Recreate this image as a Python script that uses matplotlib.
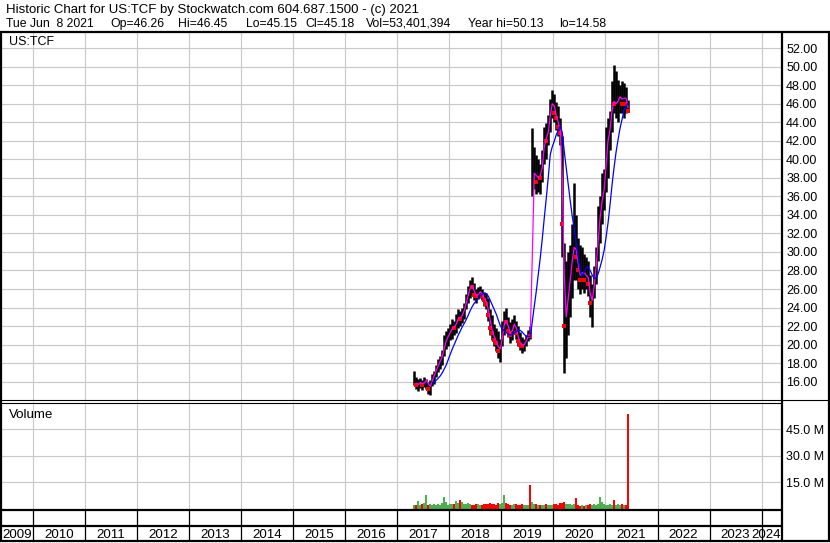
import numpy as np
import pandas as pd
import matplotlib
matplotlib.use("Agg")
import matplotlib.pyplot as plt

plt.rcParams['font.family'] = ['Liberation Sans', 'DejaVu Sans']

# biweekly bars, May 2017 .. Jun 8 2021
dates = pd.date_range(end='2021-06-08', periods=108, freq='14D')

hi = [17.1, 16.5, 16.3, 16.4, 16.2, 16.5, 16.3, 16.0, 16.2, 16.8,
      17.2, 17.8, 18.4, 18.8, 19.4, 21.0, 21.5, 21.8, 22.2, 22.8,
      22.6, 23.3, 23.8, 23.6, 24.0, 24.5, 25.5, 26.3, 27.0, 27.3,
      26.6, 26.0, 26.2, 26.3, 26.0, 25.7, 25.6, 25.0, 23.8, 23.2,
      22.2, 21.8, 21.5, 20.6, 22.5, 23.6, 24.0, 23.0, 22.4, 22.8,
      23.2, 22.6, 22.0, 21.4, 20.8, 20.6, 21.0, 21.6, 22.0, 43.4,
      41.3, 40.5, 40.0, 39.5, 41.0, 43.5, 43.9, 44.8, 46.5, 47.5,
      47.0, 46.2, 45.8, 44.5, 42.5, 31.0, 29.0, 30.0, 30.8, 33.0,
      37.4, 34.0, 31.5, 30.8, 30.5, 29.8, 29.5, 29.0, 27.5, 26.5,
      28.5, 30.5, 35.0, 36.0, 38.5, 39.0, 43.5, 44.5, 45.2, 48.5,
      50.2, 49.5, 48.6, 48.0, 48.5, 48.2, 47.8, 46.45]
lo = [15.6, 15.2, 15.0, 15.3, 15.1, 15.4, 15.2, 14.7, 14.6, 15.5,
      15.8, 16.5, 17.0, 17.4, 17.8, 18.8, 19.5, 19.8, 20.5, 20.6,
      21.0, 21.3, 21.8, 22.0, 22.3, 22.8, 23.8, 24.5, 25.0, 25.3,
      24.8, 24.5, 24.9, 25.0, 24.8, 24.2, 23.8, 22.5, 21.0, 20.5,
      19.8, 19.3, 18.6, 18.1, 19.8, 21.0, 21.5, 20.8, 20.2, 20.5,
      21.2, 20.6, 19.8, 19.4, 19.1, 19.3, 19.8, 20.4, 20.6, 36.0,
      36.8, 36.3, 36.5, 36.3, 37.5, 39.5, 40.0, 41.5, 43.0, 44.5,
      44.0, 43.2, 42.5, 41.5, 29.5, 16.9, 18.5, 21.0, 23.0, 25.0,
      27.0, 27.0, 26.0, 25.5, 26.0, 25.6, 26.0, 25.2, 23.0, 21.9,
      25.0, 26.5, 29.0, 31.0, 33.0, 34.5, 36.5, 38.0, 41.0, 43.0,
      45.0, 44.5, 44.0, 45.0, 45.0, 44.5, 45.0, 45.15]
close = [16.0, 15.6, 15.8, 16.0, 15.6, 16.1, 16.3, 15.2, 15.8, 16.4,
         17.0, 17.5, 18.0, 18.5, 19.0, 20.3, 20.6, 21.2, 21.5, 22.0,
         21.8, 22.7, 23.0, 22.8, 23.5, 24.0, 25.0, 25.8, 26.5, 26.2,
         25.3, 25.2, 25.6, 25.8, 25.2, 24.8, 24.4, 23.2, 21.8, 21.2,
         20.5, 20.2, 19.3, 19.8, 21.6, 22.8, 22.4, 21.5, 21.0, 22.0,
         22.4, 21.2, 20.4, 20.0, 19.8, 20.2, 20.6, 21.2, 20.9, 38.0,
         39.0, 37.5, 38.5, 38.0, 40.2, 42.5, 42.0, 43.8, 45.5, 46.5,
         45.0, 44.5, 43.5, 42.8, 33.0, 22.0, 24.0, 26.0, 28.0, 30.0,
         31.0, 29.5, 28.0, 27.0, 28.5, 27.0, 28.0, 26.5, 24.5, 25.0,
         27.5, 29.5, 33.0, 34.5, 36.5, 37.0, 41.5, 42.5, 44.0, 46.5,
         46.0, 46.0, 46.5, 47.0, 46.0, 47.2, 46.0, 45.18]
vol_m = [1.8, 2.2, 4.2, 2.0, 2.5, 3.0, 7.9, 2.2, 2.8, 2.0,
         2.5, 2.0, 2.3, 2.0, 3.0, 6.6, 3.5, 2.2, 2.6, 2.8,
         2.4, 4.2, 3.2, 5.1, 3.8, 2.4, 2.8, 3.0, 2.6, 2.2,
         2.0, 2.4, 2.8, 2.2, 2.0, 2.5, 2.3, 2.8, 3.0, 2.6,
         2.4, 2.2, 3.2, 2.8, 3.0, 7.9, 3.0, 2.6, 2.2, 2.0,
         2.4, 2.8, 2.2, 2.0, 2.5, 2.2, 1.8, 2.0, 13.6, 3.5,
         2.6, 2.4, 2.0, 1.8, 2.2, 2.0, 2.5, 1.8, 2.0, 2.2,
         2.8, 2.4, 2.2, 3.0, 3.2, 3.5, 2.8, 2.4, 2.6, 2.2,
         2.4, 5.7, 2.0, 1.5, 1.8, 1.6, 2.2, 2.0, 2.4, 2.0,
         2.6, 2.2, 2.8, 6.6, 3.6, 2.4, 2.2, 2.0, 2.6, 2.2,
         4.6, 2.0, 2.4, 2.2, 2.6, 2.0, 1.8, 53.4]

years = list(range(2009, 2025))
price_ticks = list(range(16, 53, 2))
vol_ticks = [15, 30, 45]

title = "Historic Chart for US:TCF by Stockwatch.com 604.687.1500 - (c) 2021"
quote = ["Tue Jun  8 2021", "Op=46.26", "Hi=46.45", "Lo=45.15", "Cl=45.18",
         "Vol=53,401,394", "Year hi=50.13", "lo=14.58"]
quote_x = [6, 110, 178, 246, 305, 366, 468, 559]   # pixel positions

# decimal years for x
t = np.array(dates.year + (dates.dayofyear - 1) / 365.25)
hi = np.array(hi); lo = np.array(lo); close = np.array(close)
vol_m = np.array(vol_m)
cs = pd.Series(close)
ma_fast = cs.rolling(2).mean()
ma_slow = cs.rolling(10).mean()
down = np.r_[False, close[1:] < close[:-1]]

W, H = 830, 543
def rect(x0, y0, x1, y1):
    return [x0 / W, 1 - y1 / H, (x1 - x0) / W, (y1 - y0) / H]

X0, X1 = 2009.41, 2024.39
grid_c = '#c8c8c8'
fs = 9

fig = plt.figure(figsize=(W / 100, H / 100), dpi=100)

# price panel
ax = fig.add_axes(rect(2, 32, 782, 400))
ax.set_xlim(X0, X1)
ax.set_ylim(14.02, 53.74)
ax.set_xticks(years[1:])
ax.set_yticks(price_ticks)
ax.set_yticklabels(['%.2f' % v for v in price_ticks])
ax.grid(True, color=grid_c, lw=0.8)
ax.set_axisbelow(True)
ax.yaxis.tick_right()
ax.tick_params(length=0, labelbottom=False, pad=3, labelsize=fs)
for s in ax.spines.values():
    s.set_visible(False)
ax.vlines(t, lo, hi, color='black', lw=1.8, zorder=2)
ax.plot(t[down], close[down], 's', color='red', ms=2.2, mew=0, zorder=3)
ax.plot(t, ma_fast, color='#ff00ff', lw=0.9, zorder=4)
ax.plot(t, ma_slow, color='#0000ff', lw=0.9, zorder=4)

# volume panel
axv = fig.add_axes(rect(2, 402, 782, 508.5))
axv.set_xlim(X0, X1)
axv.set_ylim(0, 60.5)
axv.set_xticks(years[1:])
axv.set_yticks(vol_ticks)
axv.set_yticklabels(['%.1f M' % v for v in vol_ticks])
axv.grid(True, color=grid_c, lw=0.8)
axv.set_axisbelow(True)
axv.yaxis.tick_right()
axv.tick_params(length=0, labelbottom=False, pad=3, labelsize=fs)
for s in axv.spines.values():
    s.set_visible(False)
vcol = np.where(down, '#ff0000', '#4caf50')
axv.bar(t, vol_m, width=0.0385, color=vcol, lw=0)

# year strip
axy = fig.add_axes(rect(2, 509, 782, 541))
axy.set_xlim(X0, X1)
axy.set_ylim(32, 0)
axy.axis('off')
axy.vlines(years[1:], 0, 32, color='black', lw=0.9)
yfs = 9.6
for y in years:
    if y == years[0]:
        axy.text(X0 + 0.01, 25.5, str(y), ha='left', va='center', fontsize=yfs)
    elif y == years[-1]:
        axy.text(X1 - 0.02, 25.5, str(y), ha='right', va='center', fontsize=yfs)
    else:
        axy.text(y + 0.5, 25.5, str(y), ha='center', va='center', fontsize=yfs)

# frame lines (pixel coordinates)
ov = fig.add_axes([0, 0, 1, 1])
ov.set_xlim(0, W)
ov.set_ylim(H, 0)
ov.axis('off')
ov.patch.set_visible(False)
k = dict(color='black', solid_capstyle='butt')
ov.plot([0, W], [31.5, 31.5], lw=1.6, **k)
ov.plot([1, 1], [31, 541], lw=1.6, **k)
ov.plot([828.5, 828.5], [31, 541], lw=1.6, **k)
ov.plot([0, W], [540.5, 540.5], lw=1.6, **k)
ov.plot([782, 782], [31, 541], lw=1.6, **k)
ov.plot([0, 829], [400, 400], lw=0.8, **k)
ov.plot([0, 782], [402.5, 402.5], lw=0.8, **k)
ov.plot([0, 782], [509.5, 509.5], lw=1.6, **k)
ov.plot([0, 782], [526, 526], lw=1.6, **k)

fig.text(6 / W, 1 - 13 / H, title, va='baseline', fontsize=9.5)
for s, x in zip(quote, quote_x):
    fig.text(x / W, 1 - 27 / H, s, va='baseline', fontsize=8.8)
fig.text(9 / W, 1 - 45 / H, 'US:TCF', va='baseline', fontsize=fs)
fig.text(9 / W, 1 - 418 / H, 'Volume', va='baseline', fontsize=9.6)

fig.savefig('out.png', dpi=100)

+--

- [Exercise aim]: Go through the listing above and locate each line that holds the word "matplotlib". Copy those lines.

- [Completed task]:
Recreate this image as a Python script that uses matplotlib.
import matplotlib
matplotlib.use("Agg")
import matplotlib.pyplot as plt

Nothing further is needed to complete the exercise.